Gazeteciler tutuklanıyor, ormanlar yanıyor, ağaçlar kesiliyor, zamlar artık muazZAM boyutlarda ama toplumsal muhalefet tüm bunlara tweet atacak kadar bile ilgi göstermiyor.

Gaslighting kavramının Türkçede bir karşılığı yok, bir öneri olarak muhalefet ya da muhalefet etmek en azından güncel olarak gaslighting kavramının Türkçesi olarak kullanılabilir. Çünkü örneğin, iktidarın Bahçeli’nin çağrısı ile emekli maaşlarına ‘zam yaptığı’nı duyurması ama bu zamların bizzat Bahçeli’nin de içinde olduğu milletvekilleri tarafından bloke edilmesine rağmen, iktidarın hala bir yandan emeklilere zam yaptığına hem de emekli maaşlarını yılbaşına doğru düzenleme yapılacağına aynı anda inanmamızı (Gabar petrolü, Karadeniz doğalgazı, TOGG filan geride kaldı) istemesi ancak, 14-28 Mayıs seçimlerinin sonuçlarını zafer değilse bile yenilgi değil başarı olduğuna, bizi ikna etmeye çalışan bir ana muhalefet liderinin varlığından dolayı(dır). Yani, iktidar ve muhalefet en azından, gerçeklik zemininin elimizden alınması konusunda ittifak etmektedirler.

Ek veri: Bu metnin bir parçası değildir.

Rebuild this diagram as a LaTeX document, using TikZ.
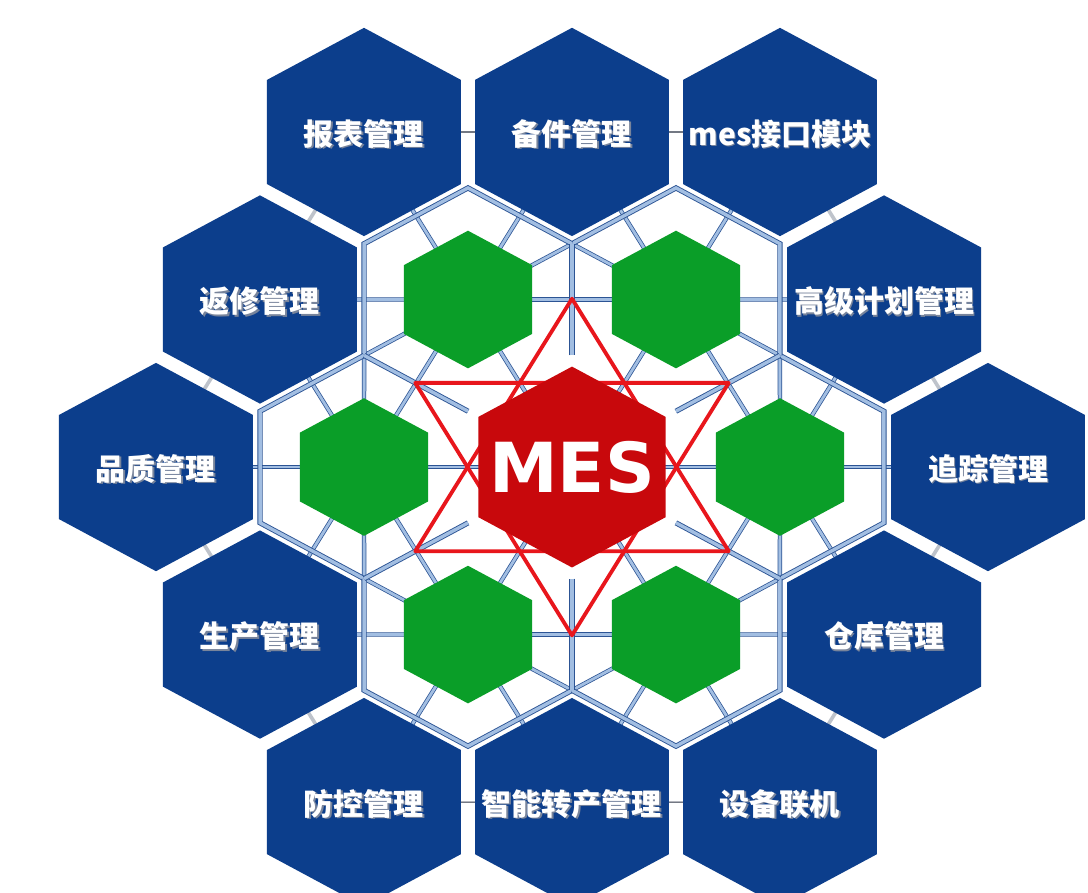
\documentclass[tikz,border=0pt]{standalone}
\usepackage{fontspec}
\setmainfont{Noto Sans CJK SC}
\newfontfamily\mesfont{DejaVu Sans}
\usetikzlibrary{calc}
\definecolor{hexblue}{RGB}{12,62,140}
\definecolor{hexgreen}{RGB}{10,158,40}
\definecolor{hexred}{RGB}{200,8,12}
\definecolor{starred}{RGB}{232,22,28}
\definecolor{meshdark}{RGB}{44,84,148}
\definecolor{meshlight}{RGB}{162,190,226}
\definecolor{linkdark}{RGB}{40,48,66}
\definecolor{linkgray}{RGB}{190,195,203}
\definecolor{shadowgray}{RGB}{120,132,155}
\tikzset{
  pics/hexa/.style={code={\path[pic actions] (30:#1) -- (90:#1) -- (150:#1) -- (210:#1) -- (270:#1) -- (330:#1) -- cycle;}},
  tileedge/.style={draw=meshdark, line width=0.9pt, double=meshlight, double distance=3.4pt, line cap=butt},
  spoke/.style={draw=meshdark, line width=0.75pt, double=meshlight, double distance=2.8pt},
  hlink/.style={draw=linkdark, line width=1.2pt},
  glink/.style={draw=linkgray, line width=3.6pt},
  bluehex/.style={fill=hexblue},
  greenhex/.style={fill=hexgreen},
  redhex/.style={fill=hexred},
  starline/.style={draw=starred, line width=3.8pt, line join=round},
  lbl/.style={text=white, font=\bfseries\fontsize{30}{32}\selectfont, inner sep=0pt},
  lblshadow/.style={text=shadowgray, font=\bfseries\fontsize{30}{32}\selectfont, inner sep=0pt},
  meslbl/.style={text=white, font=\mesfont\bfseries\fontsize{69}{74}\selectfont, inner sep=0pt}
}
\begin{document}
\begin{tikzpicture}[x=1pt,y=0.93pt]
\useasboundingbox (-572,-457) rectangle (516,502.2);
\clip (-572,-457) rectangle (516,502.2);
\fill[white] (-572,-457) rectangle (516,502.2);

% tile centres and vertices
\coordinate (C) at (0,0);
\foreach \t in {0,60,...,300} {
  \coordinate (G\t) at (\t:208);
  \coordinate (K\t) at (\t:416);
}
\foreach \t in {30,90,...,330} {
  \coordinate (E\t) at (\t:360.3);
  \coordinate (V\t) at (\t:240);
  \coordinate (W\t) at (\t:120);
}

% links between outer hexagons
\foreach \t in {30,150,210,330} {
  \pgfmathtruncatemacro\ta{\t-30}
  \pgfmathtruncatemacro\tb{mod(\t+30,360)}
  \draw[glink] (E\t) -- (K\ta);
  \draw[glink] (E\t) -- (K\tb);
}
\foreach \t in {90,270} {
  \pgfmathtruncatemacro\ta{\t-30}
  \pgfmathtruncatemacro\tb{\t+30}
  \draw[hlink] (E\t) -- (K\ta);
  \draw[hlink] (E\t) -- (K\tb);
}

% spokes through edge midpoints
\foreach \t in {0,60,...,300} {
  \pgfmathtruncatemacro\tn{mod(\t+60,360)}
  \pgfmathtruncatemacro\ea{mod(\t+330,360)}
  \pgfmathtruncatemacro\eb{\t+30}
  \draw[spoke] (C) -- (G\t);
  \draw[spoke] (G\t) -- (G\tn);
  \draw[spoke] (G\t) -- (K\t);
  \draw[spoke] (G\t) -- (E\ea);
  \draw[spoke] (G\t) -- (E\eb);
}
% spokes to shared vertices
\foreach \t in {30,90,...,330} {
  \pgfmathtruncatemacro\ga{\t-30}
  \pgfmathtruncatemacro\gb{mod(\t+30,360)}
  \draw[spoke] (V\t) -- (G\ga);
  \draw[spoke] (V\t) -- (G\gb);
}

% tile edges of the inner ring
\foreach \t in {0,60,...,300} {
  \draw[tileedge, shift={(\t:208)}] ({\t-90}:120) -- ({\t-30}:120) -- ({\t+30}:120) -- ({\t+90}:120);
}
\foreach \t in {30,90,...,330} {
  \draw[tileedge] (W\t) -- (V\t);
}

% outer blue hexagons
\foreach \t in {0,60,...,300} { \pic[bluehex] at (K\t) {hexa=112}; }
\foreach \t in {30,90,...,330} { \pic[bluehex] at (E\t) {hexa=112}; }

% green hexagons
\foreach \t in {0,60,...,300} { \pic[greenhex] at (G\t) {hexa=74}; }

% star
\draw[starline] (90:181) -- (210:181) -- (330:181) -- cycle;
\draw[starline] (270:181) -- (30:181) -- (150:181) -- cycle;

% centre
\pic[redhex] at (C) {hexa=108};
\node[meslbl] (mes) at (0,0) {MES};

% labels
\foreach \a/\d/\txt in {120/416/报表管理, 90/360.3/备件管理, 60/416/mes接口模块,
  30/360.3/高级计划管理, 0/416/追踪管理, 330/360.3/仓库管理,
  300/416/设备联机, 270/360.3/智能转产管理, 240/416/防控管理,
  210/360.3/生产管理, 180/416/品质管理, 150/360.3/返修管理} {
  \node[lblshadow] at ($(\a:\d)+(1.3,-3.4)$) {\txt};
  \node[lbl] (L\a) at ($(\a:\d)+(0,-2)$) {\txt};
}
\end{tikzpicture}
\end{document}
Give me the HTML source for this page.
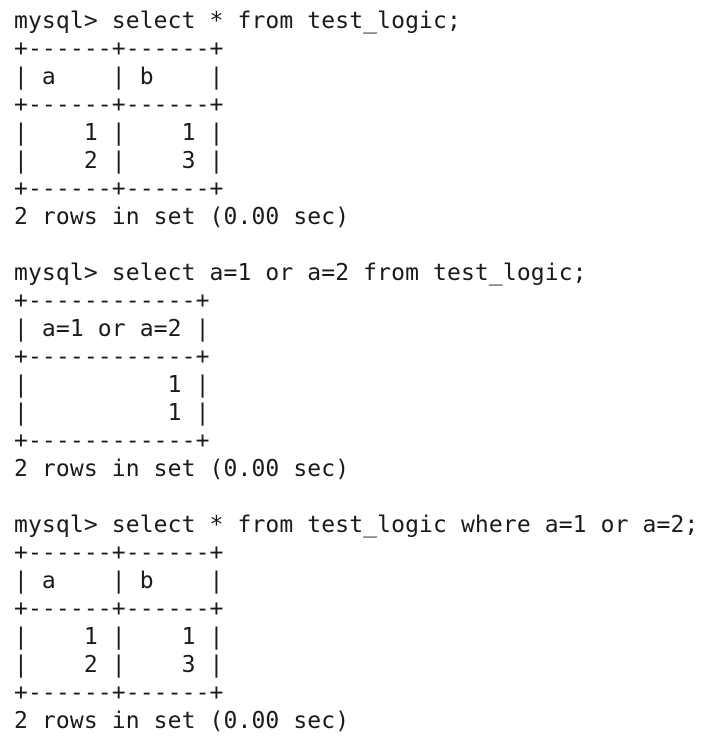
<!DOCTYPE html>
<html><head><meta charset="utf-8"><style>
html,body{margin:0;padding:0;background:#fff;width:706px;height:740px;overflow:hidden}
pre{margin:0;position:absolute;left:14px;top:7px;font-family:"DejaVu Sans Mono","Liberation Mono",monospace;font-size:23px;line-height:28px;color:#1a1a1a;letter-spacing:0.12px}
</style></head><body>
<pre>mysql&gt; select * from test_logic;
+------+------+
| a    | b    |
+------+------+
|    1 |    1 |
|    2 |    3 |
+------+------+
2 rows in set (0.00 sec)

mysql&gt; select a=1 or a=2 from test_logic;
+------------+
| a=1 or a=2 |
+------------+
|          1 |
|          1 |
+------------+
2 rows in set (0.00 sec)

mysql&gt; select * from test_logic where a=1 or a=2;
+------+------+
| a    | b    |
+------+------+
|    1 |    1 |
|    2 |    3 |
+------+------+
2 rows in set (0.00 sec)</pre>
</body></html>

Gaslighting kavramına muhalefet etmek diye Türkçeleştirilmesini önermemin sebebi, yalnızca konjonktürel değil, kavramın çıktığı yerle de alakalı. Hamilton’un oyununda, gaslight yani gaz lambası adamın izin verdiği ölçüde kadının gerçeklikle ilişki kurmasını sağlayan bir şeye dönüşmesi bakımından önemli bir metafor, kadın bu manipüle edilmiş ışığı kabul ettiği oranda gerçekliği ve kendi psikolojik durumunu sorguluyor ama lambayı kapatıp kendini karanlıkta bıraktığında, gaz lambasının ışığıyla gerçeğin gözünü kör eden kocasının manipülasyonlarından kurtuluyor ve karanlıkta gerçeği görüyor.

Belki de bizim de yapmamız gereken, iktidarın sürekli ayarı ile oynadığı muhalefete karşı gözlerimizi, kalbimizi ve ruhumuzu kapatmaktır.


Osman Özarslan Kimdir?

1977 yılında, Burdur’un Çavdır ilçesinde doğdu. 2005 yılında, Boğaziçi Üniversitesi Tarih Bölümü’nü kazanıncaya kadar öğrencilikten başka pek çok iş ile iştigal etti. 2010 yılında aynı okulun Sosyoloji Bölümü’nde yüksek lisansa başladı. Nisan 2015’te, Masculinities at Night in the Provinces başlıklı tezini savunarak, yüksek lisansını tamamladı. Bu tez, Hovarda Alemi, Taşrada Eğlence ve Erkeklik ismiyle 2016 yılında yayınlandı. 2015 yılında Pamukkale Üniversitesi Sosyoloji Bölümü'nde doktoraya başladı ve 2019 yılında Organ Bağışı ve Kaçakçılığı, Yeni Tıbbi İmkanlar, Yeni Sosyolojik Meseleler adlı tezini savunarak doktorasını hak etti. Değişik dönemlerde, gazete-dergilerde, fanzinlerde, bloglarda ve internet sitelerinde, ideoloji, politika, kültür yapıları, ve filmler üzerine yayınlanmış pek çok inceleme, deneme ve eleştiri yazısı vardır. Bundan başka, üç bireysel (Kemalizm Sovyetler Sosyalizm; Dekalog-Kemalist İlahiyat İçin Bir İlmihal; Hovarda Alemi-Taşrada Eğlence ve Erkeklik) kitabı yayınlanmış, dört de editörlü (Resmi İdeoloji ve Kemalizm; Öncesi ve Sonrası ile 1915 İnkar ve Yüzleşme; Emile Durkheim'ı Yeniden Okumak; Sıkıntı Var-Sıkıntı Kavramı Üzerine Denemeler) kitaba katkı sunmuştur. Halen, merkezin dışında kalmış taşra coğrafyalar ve toplumsal normlar tarafından içerilemeyen berduşlar, piizciler, defineciler, kumarbazlar, muskacılar, gibi değişik gruplar arasında, çalışmalarını sürdürmektedir. Osmanlıca ve İngilizce bilir.